Example 6. Consider an ARIMA(\(1,1,1\)), \[ Y_t - Y_{t-1} = W_t, \quad W_t = \phi W_{t-1} + e_t - \theta e_{t-1}. \] We can write it as a non-stationary ARMA(\(2,1\)): \[ Y_t = (1+\phi) Y_{t-1} - \phi Y_{t-2} + e_t - \theta e_{t-1}. \] By some simple derivations, (assume the invertibility still holds) \[ \begin{split} \widehat{Y}_t(1) &= \mathbb{E}\left[ (1+\phi) Y_{t} - \phi Y_{t-1} + e_{t+1} - \theta e_{t} \mid Y_{1,...,t}\right] = (1+\phi) Y_{t} - \phi Y_{t-1} - \theta e_{t}, \\ \widehat{Y}_t(2) &= \mathbb{E}\left[ (1+\phi) Y_{t+1} - \phi Y_{t} + e_{t+2} - \theta e_{t+1} \mid Y_{1,...,t}\right] = (1+\phi) \widehat{Y}_t(1) - \phi Y_{t} ,\\ \widehat{Y}_t(h) &= (1 + \phi) \widehat{Y}_t(h-1) - \phi \widehat{Y}_t(h-2), \quad \text{for } h\ge 3. \end{split} \]

Results for general ARIMA(\(p,d,q\)): If \(d\ge 1\), then ARIMA(\(p,d,q\)) is not stationary or causal.

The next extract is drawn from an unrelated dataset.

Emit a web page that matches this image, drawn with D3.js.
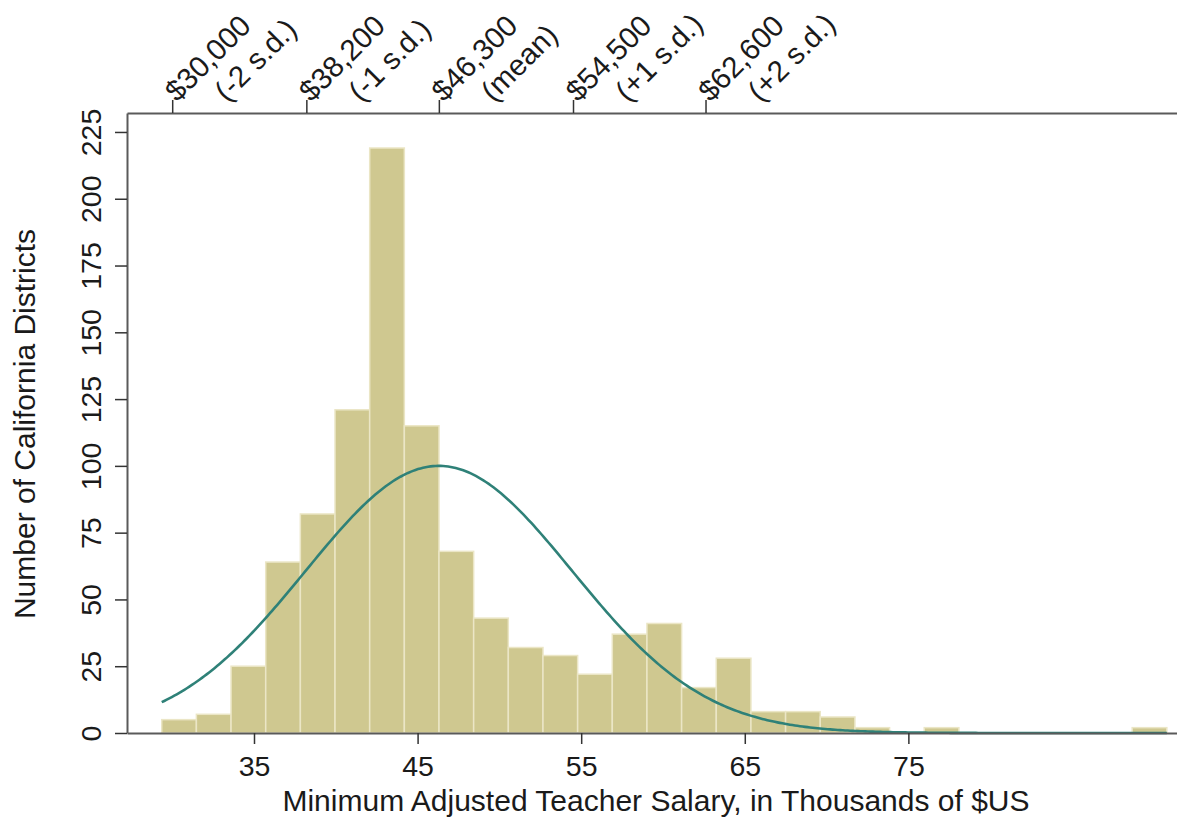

So strictly speaking, our previous results for causal and invertible ARMA(\(p,q\)) do not hold for ARIMA(\(p,d,q\)).

Idea: we can think of ARIMA(\(p,d,q\)) as a non-stationary ARMA(\(p+d,q\)), and try the previous approach for ARMA(\(p,q\)). We can still get some similar results.

Suppose there exists a “causal GLP-like representation” for an ARIMA(\(p,d,q\)): \(Y_t = \sum_{j=0}^\infty \psi_j e_{t-j}\), but \(\sum |\psi_j| < \infty\) fails.

(Just like the causal and invertible ARMA(\(p,q\)) results,) We still have \[ e_t(h) = I_t(h) = \psi_0 e_{t+h} + \psi_1 e_{t+h-1} + \cdots + \psi_{h-1} e_{t+1} = \sum_{j=0}^{h-1} \psi_j e_{t-j}, \] where \(\psi_j\) are from the “GLP-like representation”. But now we have a diffrent limiting behavior \[ \operatorname{Var}(e_t(h)) = \sigma_e^2 \sum_{j=0}^{h-1} \psi_j^2 \to \sigma_e^2 \sum_{j=0}^{\infty} \psi_j^2 = \infty,\quad \text{as } h\to \infty. \] So \(\operatorname{Var}(e_t(h))\) diverges to infinity as \(h\to \infty\) for ARIMA(\(p,d,q\)) with \(d\ge 1\).

1.7 Prediction interval of forecasting

In general (for either GLP or GLP-like representations), we have \[ e_t(h) = I_t(h) = \sum_{j=0}^{h-1} \psi_j e_{t-j}. \] If \(e_t \overset{\text{iid}}{\sim} \mathcal{N}(0, \sigma_e^2)\), then \[ e_t(h) \sim \mathcal{N} \left(0,\, \sigma_e^2 \sum_{j=0}^{h-1} \psi_j^2 \right). \] Consider the quantile, \[ \begin{split} &\Pr\left( -z_{1-\frac{\alpha}{2}} \le \frac{e_t(h) - 0}{\sqrt{\sigma_e^2 \sum_{j=0}^{h-1} \psi_j^2}} \le z_{1-\frac{\alpha}{2}} \right) = 1 - \alpha \\ &\implies \Pr\left( Y_{t+h} \in \left[ \widehat{Y}_t(h) \pm z_{1-\alpha/2} \sqrt{\operatorname{Var}(e_t(h))} \right] \right) = 1 - \alpha, \end{split} \] so the \((1-\alpha)100\)% PI for \(Y_{t+h}\) is \(\left[ \widehat{Y}_t(h) \pm z_{1-\alpha/2} \sqrt{\operatorname{Var}(e_t(h))} \right]\).

Note: The concept PI and CI are different. Prediction interval is for the random variable \(Y_{t+h}\). Confidence interval is for a parameter \(\theta\), where \(\theta\) is a fixed but unknown value.